(RECORDS FOR THIS TASK)
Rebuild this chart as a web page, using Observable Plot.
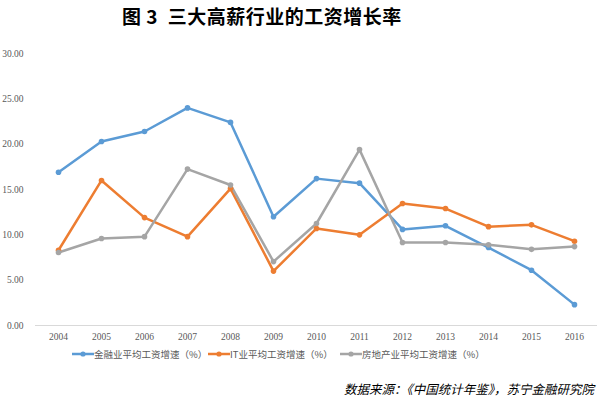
<!DOCTYPE html>
<html><head><meta charset="utf-8">
<script src="https://cdn.jsdelivr.net/npm/d3@7"></script>
<script src="https://cdn.jsdelivr.net/npm/@observablehq/plot@0.6"></script>
<style>
body{margin:0;background:#fff;width:602px;height:399px;position:relative;overflow:hidden;font-family:"Noto Sans CJK SC",sans-serif;}
#title{position:absolute;left:122px;top:2px;font-size:19px;font-weight:bold;color:#000;white-space:pre;letter-spacing:0.5px;}
#chart{position:absolute;left:0;top:35px;}
#legend{position:absolute;top:347px;left:0;width:602px;font-size:9.5px;color:#595959;}
.item{position:absolute;display:flex;align-items:center;white-space:nowrap;}
#source{position:absolute;right:8px;top:379px;font-size:12.5px;font-style:italic;color:#000;white-space:nowrap;}
</style></head>
<body>
<div id="title">图 3  三大高薪行业的工资增长率</div>
<div id="chart"></div>
<div id="legend"></div>
<div id="source">数据来源：《中国统计年鉴》，苏宁金融研究院</div>
<script>
const years = ["2004","2005","2006","2007","2008","2009","2010","2011","2012","2013","2014","2015","2016"];
const seriesNames = ["金融业平均工资增速（%）","IT业平均工资增速（%）","房地产业平均工资增速（%）"];
const finance = [16.9,20.3,21.4,24.0,22.4,12.0,16.2,15.7,10.6,11.0,8.6,6.1,2.3];
const it = [8.3,16.0,11.9,9.8,15.1,6.0,10.7,10.0,13.45,12.9,10.9,11.1,9.3];
const realEstate = [8.05,9.6,9.8,17.25,15.5,7.05,11.25,19.4,9.15,9.15,8.9,8.4,8.7];
const yTicks = [0,5,10,15,20,25,30];
const colors = ["#5B9BD5","#ED7D31","#A5A5A5"];

const allSeries = [finance, it, realEstate];
const data = [];
allSeries.forEach((vals, si) => vals.forEach((v, i) => data.push({year: years[i], value: v, series: seriesNames[si]})));

const chart = Plot.plot({
  width: 602, height: 310,
  marginLeft: 35, marginRight: 5, marginTop: 18, marginBottom: 20,
  style: {fontFamily: "Liberation Serif", fontSize: "9.5px", color: "#595959", background: "transparent"},
  x: {type: "point", domain: years, padding: 0.5, label: null},
  y: {domain: [0, 30], label: null},
  color: {domain: seriesNames, range: colors},
  marks: [
    Plot.ruleY([0], {stroke: "#d9d9d9", strokeWidth: 1}),
    Plot.axisY({ticks: yTicks, tickFormat: d => d.toFixed(2), tickSize: 0, tickPadding: 12, label: null}),
    Plot.axisX({tickSize: 0, tickPadding: 8, label: null}),
    Plot.line(data, {x: "year", y: "value", z: "series", stroke: "series", strokeWidth: 2.5, strokeLinejoin: "round"}),
    Plot.dot(data, {x: "year", y: "value", fill: "series", r: 2.8})
  ]
});
document.getElementById("chart").appendChild(chart);

const legendPos = [72, 208, 340];
const legend = document.getElementById("legend");
seriesNames.forEach((name, i) => {
  const div = document.createElement("div");
  div.className = "item";
  div.style.left = legendPos[i] + "px";
  div.innerHTML = `<svg width="22" height="10"><line x1="0" y1="5" x2="22" y2="5" stroke="${colors[i]}" stroke-width="2.5"/><circle cx="11" cy="5" r="2.6" fill="${colors[i]}"/></svg><span>${name}</span>`;
  legend.appendChild(div);
});
</script>
</body></html>
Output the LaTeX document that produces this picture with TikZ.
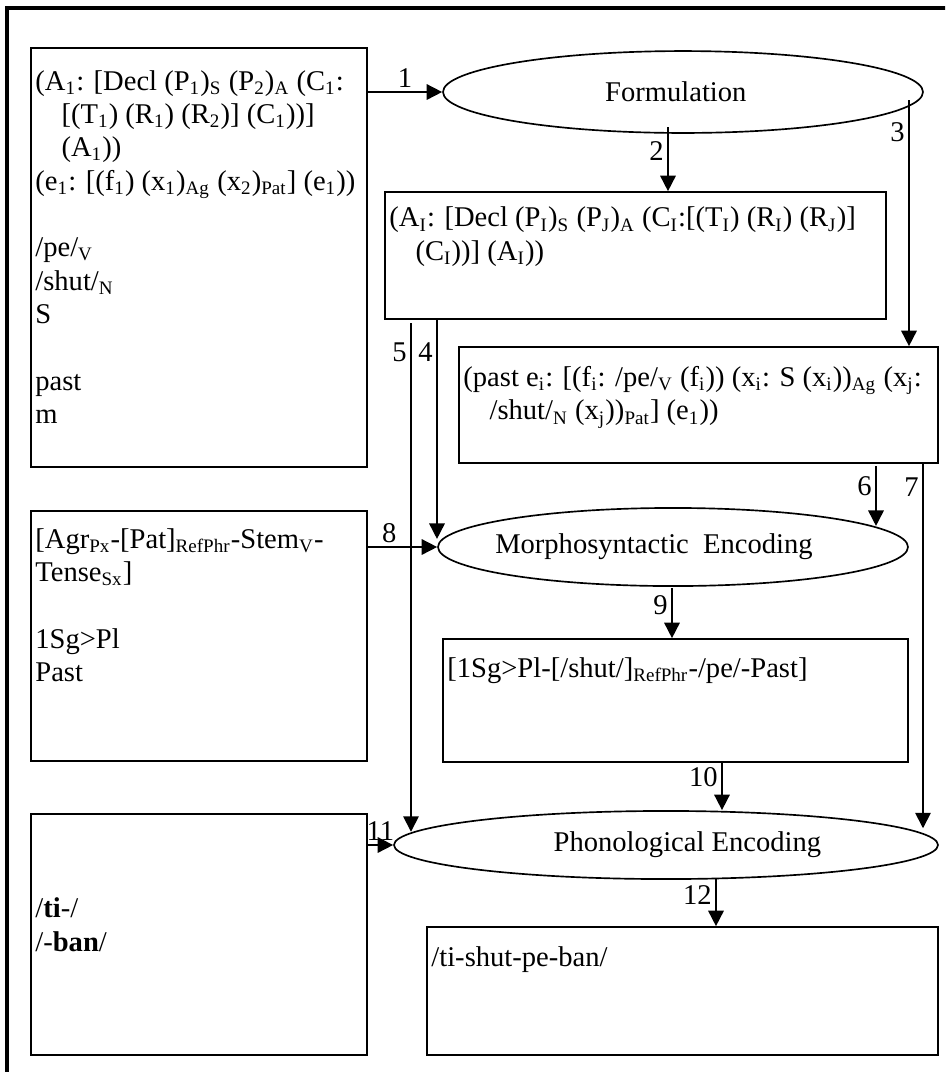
\documentclass[tikz,border=0pt]{standalone}
\usepackage{fontspec}
\setmainfont{Liberation Serif}
\usetikzlibrary{shapes.geometric,arrows.meta,fit,calc}
\tikzset{>={Triangle[length=6.5pt,width=6.5pt]}}
\tikzset{
  panel/.style={draw, line width=0.7pt, inner sep=0pt},
  stage/.style={draw, ellipse, line width=0.7pt, inner sep=0pt},
  paneltext/.style={anchor=north west, inner sep=0pt, align=left},
  numlab/.style={inner sep=1.5pt},
  flow/.style={->, line width=0.7pt}
}

\begin{document}
\begin{tikzpicture}[x=0.42pt, y=-0.42pt, font=\fontsize{12}{14}\selectfont]
      \useasboundingbox (0,0) rectangle (945,1072);
      \clip (0,0) rectangle (945,1072);
      \draw[line width=1.3pt] (7,8) rectangle (970,1100);

      % lexicon and template boxes on the left
      \node[panel, fit={(31,48) (367,467)}] (lex) {};
      \node[panel, fit={(31,511) (367,761)}] (morphlex) {};
      \node[panel, fit={(31,814) (367,1055)}] (phonlex) {};

      % representations on the right
      \node[panel, fit={(385,192) (886,319)}] (ilstruct) {};
      \node[panel, fit={(459,347) (938,463)}] (rlstruct) {};
      \node[panel, fit={(443,639) (908,762)}] (morphstruct) {};
      \node[panel, fit={(427,927) (938,1055)}] (phonstruct) {};

      % the three operations
      \node[stage, minimum width=201.6pt, minimum height=34.4pt,
        label={[xshift=-3pt]center:Formulation}
      ] (form) at (683,92) {};
      \node[stage, minimum width=197.4pt, minimum height=32.8pt,
        label={[xshift=-8pt]center:Morphosyntactic\ \ Encoding}
      ] (morph) at (673,547) {};
      \node[stage, minimum width=228.5pt, minimum height=28.6pt,
        label={[xshift=9pt]center:Phonological Encoding}
      ] (phonol) at (666,845) {};

      % box contents
      \node[paneltext] at ([xshift=2pt,yshift=-8pt]lex.north west) {\strut
        (A\textsubscript{1}: [Decl (P\textsubscript{1})\textsubscript{S} (P\textsubscript{2})\textsubscript{A} (C\textsubscript{1}:\\
        \hspace*{11pt}[(T\textsubscript{1}) (R\textsubscript{1}) (R\textsubscript{2})] (C\textsubscript{1}))]\\
        \hspace*{11pt}(A\textsubscript{1}))\\
        (e\textsubscript{1}: [(f\textsubscript{1}) (x\textsubscript{1})\textsubscript{Ag} (x\textsubscript{2})\textsubscript{Pat}] (e\textsubscript{1}))\\[14pt]
        /pe/\textsubscript{V}\\
        /shut/\textsubscript{N}\\
        S\\[14pt]
        past\\
        m};
      \node[paneltext] at ([xshift=2pt,yshift=-6pt]morphlex.north west) {\strut
        [Agr\textsubscript{Px}-[Pat]\textsubscript{RefPhr}-Stem\textsubscript{V}-\\
        Tense\textsubscript{Sx}]\\[14pt]
        1Sg>Pl\\
        Past};
      \node[paneltext] at ([xshift=2pt,yshift=-6pt]phonlex.north west) {\strut
        \\[14pt]
        /\textbf{ti}-/\\
        /-\textbf{ban}/};
      \node[paneltext] at ([xshift=2pt,yshift=-5pt]ilstruct.north west) {\strut
        (A\textsubscript{I}: [Decl (P\textsubscript{I})\textsubscript{S} (P\textsubscript{J})\textsubscript{A} (C\textsubscript{I}:[(T\textsubscript{I}) (R\textsubscript{I}) (R\textsubscript{J})]\\
        \hspace*{11pt}(C\textsubscript{I}))] (A\textsubscript{I}))};
      \node[paneltext] at ([xshift=2pt,yshift=-7pt]rlstruct.north west) {\strut
        (past e\textsubscript{i}: [(f\textsubscript{i}: /pe/\textsubscript{V} (f\textsubscript{i})) (x\textsubscript{i}: S (x\textsubscript{i}))\textsubscript{Ag} (x\textsubscript{j}:\\
        \hspace*{11pt}/shut/\textsubscript{N} (x\textsubscript{j}))\textsubscript{Pat}] (e\textsubscript{1}))};
      \node[paneltext] at ([xshift=2pt,yshift=-6.5pt]morphstruct.north west) {\strut
        [1Sg>Pl-[/shut/]\textsubscript{RefPhr}-/pe/-Past]};
      \node[paneltext] at ([xshift=2pt,yshift=-7pt]phonstruct.north west) {\strut
        /ti-shut-pe-ban/};

      % connectors
      \coordinate (s2) at (668,127);
      \coordinate (s3) at (909,100);
      \coordinate (s4) at (437,319);
      \coordinate (s5) at (411,323);
      \coordinate (s6) at (876,466);
      \coordinate (s7) at (923,463);
      \coordinate (s9) at (672,588);
      \coordinate (s10) at (722,763);
      \coordinate (s12) at (716,879);

      \draw[flow] (lex.east |- form.west) -- node[numlab, above, pos=0.5] {1} (form.west);
      \draw[flow] (s2) -- node[numlab, left, pos=0.37] {2} (s2 |- ilstruct.north);
      \draw[flow] (s3) -- node[numlab, left, pos=0.13] {3} (s3 |- rlstruct.north);
      \draw[flow] (s4) -- node[numlab, left, pos=0.15] {4} (s4 |- morph.178);
      \draw[flow] (s5) -- node[numlab, left, pos=0.057] {5} (s5 |- phonol.177);
      \draw[flow] (s6) -- node[numlab, left, pos=0.34] {6} (s6 |- morph.6);
      \draw[flow] (s7) -- node[numlab, left, pos=0.066] {7} (s7 |- phonol.4);
      \draw[flow] (morphlex.east |- morph.west) -- node[numlab, above, pos=0.31] {8} (morph.west);
      \draw[flow] (s9) -- node[numlab, left, pos=0.34] {9} (s9 |- morphstruct.north);
      \draw[flow] (s10) -- node[numlab, left, pos=0.3] {10} (s10 |- phonol.north);
      \draw[flow] (phonlex.east |- phonol.west) -- node[numlab, above, pos=0.5] {11} (phonol.west);
      \draw[flow] (s12) -- node[numlab, left, pos=0.33] {12} (s12 |- phonstruct.north);
    \end{tikzpicture}
\end{document}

(GIVEN TASK) From the first line above to the line containing "allSeries.forEach((vals, si) =>", repeat each line exactly. Pictures stay out.

(THE COMPLETED TASK)
Rebuild this chart as a web page, using Observable Plot.
<!DOCTYPE html>
<html><head><meta charset="utf-8">
<script src="https://cdn.jsdelivr.net/npm/d3@7"></script>
<script src="https://cdn.jsdelivr.net/npm/@observablehq/plot@0.6"></script>
<style>
body{margin:0;background:#fff;width:602px;height:399px;position:relative;overflow:hidden;font-family:"Noto Sans CJK SC",sans-serif;}
#title{position:absolute;left:122px;top:2px;font-size:19px;font-weight:bold;color:#000;white-space:pre;letter-spacing:0.5px;}
#chart{position:absolute;left:0;top:35px;}
#legend{position:absolute;top:347px;left:0;width:602px;font-size:9.5px;color:#595959;}
.item{position:absolute;display:flex;align-items:center;white-space:nowrap;}
#source{position:absolute;right:8px;top:379px;font-size:12.5px;font-style:italic;color:#000;white-space:nowrap;}
</style></head>
<body>
<div id="title">图 3  三大高薪行业的工资增长率</div>
<div id="chart"></div>
<div id="legend"></div>
<div id="source">数据来源：《中国统计年鉴》，苏宁金融研究院</div>
<script>
const years = ["2004","2005","2006","2007","2008","2009","2010","2011","2012","2013","2014","2015","2016"];
const seriesNames = ["金融业平均工资增速（%）","IT业平均工资增速（%）","房地产业平均工资增速（%）"];
const finance = [16.9,20.3,21.4,24.0,22.4,12.0,16.2,15.7,10.6,11.0,8.6,6.1,2.3];
const it = [8.3,16.0,11.9,9.8,15.1,6.0,10.7,10.0,13.45,12.9,10.9,11.1,9.3];
const realEstate = [8.05,9.6,9.8,17.25,15.5,7.05,11.25,19.4,9.15,9.15,8.9,8.4,8.7];
const yTicks = [0,5,10,15,20,25,30];
const colors = ["#5B9BD5","#ED7D31","#A5A5A5"];

const allSeries = [finance, it, realEstate];
const data = [];
allSeries.forEach((vals, si) => vals.forEach((v, i) => data.push({year: years[i], value: v, series: seriesNames[si]})));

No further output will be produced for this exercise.